Even as economic losses and unemployment levels mount, America’s most effective engine for wealth and job creation is being dangerously — perhaps fatally — compromised.
For more than 30 years the entrepreneurship-venture capital-IPO cycle centered in Silicon Valley has generated new wealth, commercialized innovation, and created new companies and industries. It’s also spun off millions of new jobs. The great companies created by this process — Intel, Apple, Google, eBay, Microsoft, Cisco, to name just a few — have propelled most of the growth in the U.S. economy in the last two decades. And what began as a process almost exclusively available to scientists and engineering Ph.D.s became open to just about anyone with a good business plan and a healthy dose of entrepreneurial drive.
At its best, the cycle is self-perpetuating. Entrepreneurs come up with a new idea, form a team, write a business plan, and then pitch their idea to venture capitalists. If they’re persuaded, the VCs invest, typically through several rounds during which the start-up company must meet performance benchmarks. Should the company succeed, it then makes an initial public offering of stock.
The IPO can reward the founders and venture-capital investors, and enables the general public to participate in the company’s success. Thousands of secretaries, clerks and technicians at these companies also have come away from the IPO richer than they ever dreamed. Meanwhile, some of those gains are invested in new venture funds, and the cycle begins again.
It has been a system of amazing efficiency, its biggest past weakness being that it sometimes (as in the dot-com “bubble”) creates too many companies of dubious viability. Now, this very efficiency may be proving to be its downfall.

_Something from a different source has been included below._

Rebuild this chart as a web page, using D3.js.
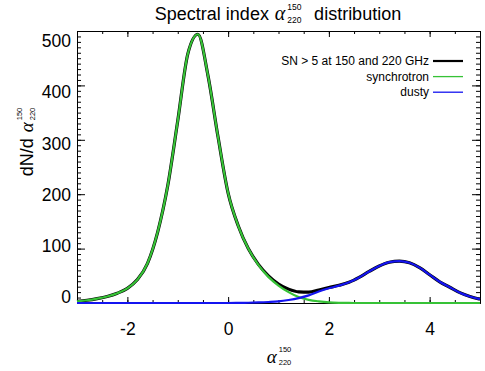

From the beginning of this decade, the process of new company creation has been under assault by legislators and regulators. They treat it as if it is a natural phenomenon that can be manipulated and exploited, rather than the fragile creation of several generations of hard work, risk-taking and inventiveness. In the name of “fairness,” preventing future Enrons, and increased oversight, Congress, the SEC and the Financial Accounting Standards Board (FASB) have piled burdens onto the economy that put entrepreneurship at risk.
The new laws and regulations have neither prevented frauds nor instituted fairness. But they have managed to kill the creation of new public companies in the U.S., cripple the venture capital business, and damage entrepreneurship. According to the National Venture Capital Association, in all of 2008 there have been just six companies that have gone public. Compare that with 269 IPOs in 1999, 272 in 1996, and 365 in 1986.
Faced with crushing reporting costs if they go public, new companies are instead selling themselves to big, existing corporations. For the last four years it has seemed that every new business plan in Silicon Valley has ended with the statement “And then we sell to Google.” The venture capital industry is now underwater, paying out less than it is taking in. Small potential shareholders are denied access to future gains. Power is being ever more centralized in big, established companies.
For all of this, we can first thank Sarbanes-Oxley. Cooked up in the wake of accounting scandals earlier this decade, it has essentially killed the creation of new public companies in America, hamstrung the NYSE and Nasdaq (while making the London Stock Exchange rich), and cost U.S. industry more than $200 billion by some estimates.
Meanwhile, FASB has fiddled with the accounting rules so much that, as one of America’s most dynamic business executives, T.J. Rodgers of Cypress Semiconductor, recently blogged: “My financial statements are a mystery, even to me.” FASB’s “mark-to-market” accounting rules helped drive AIG and Bear Stearns into bankruptcy, even though they were cash-positive.
But FASB’s biggest crime against the economy and the American people came when it decided to measure the impossible: options expensing. Given that most stock options in new start-up companies are never worth anything, this would seem a fool’s errand. But FASB went ahead — thereby drying up options as an incentive for people to take the risk of joining a young company and guaranteeing that the legendary millionaire secretaries would never be seen again.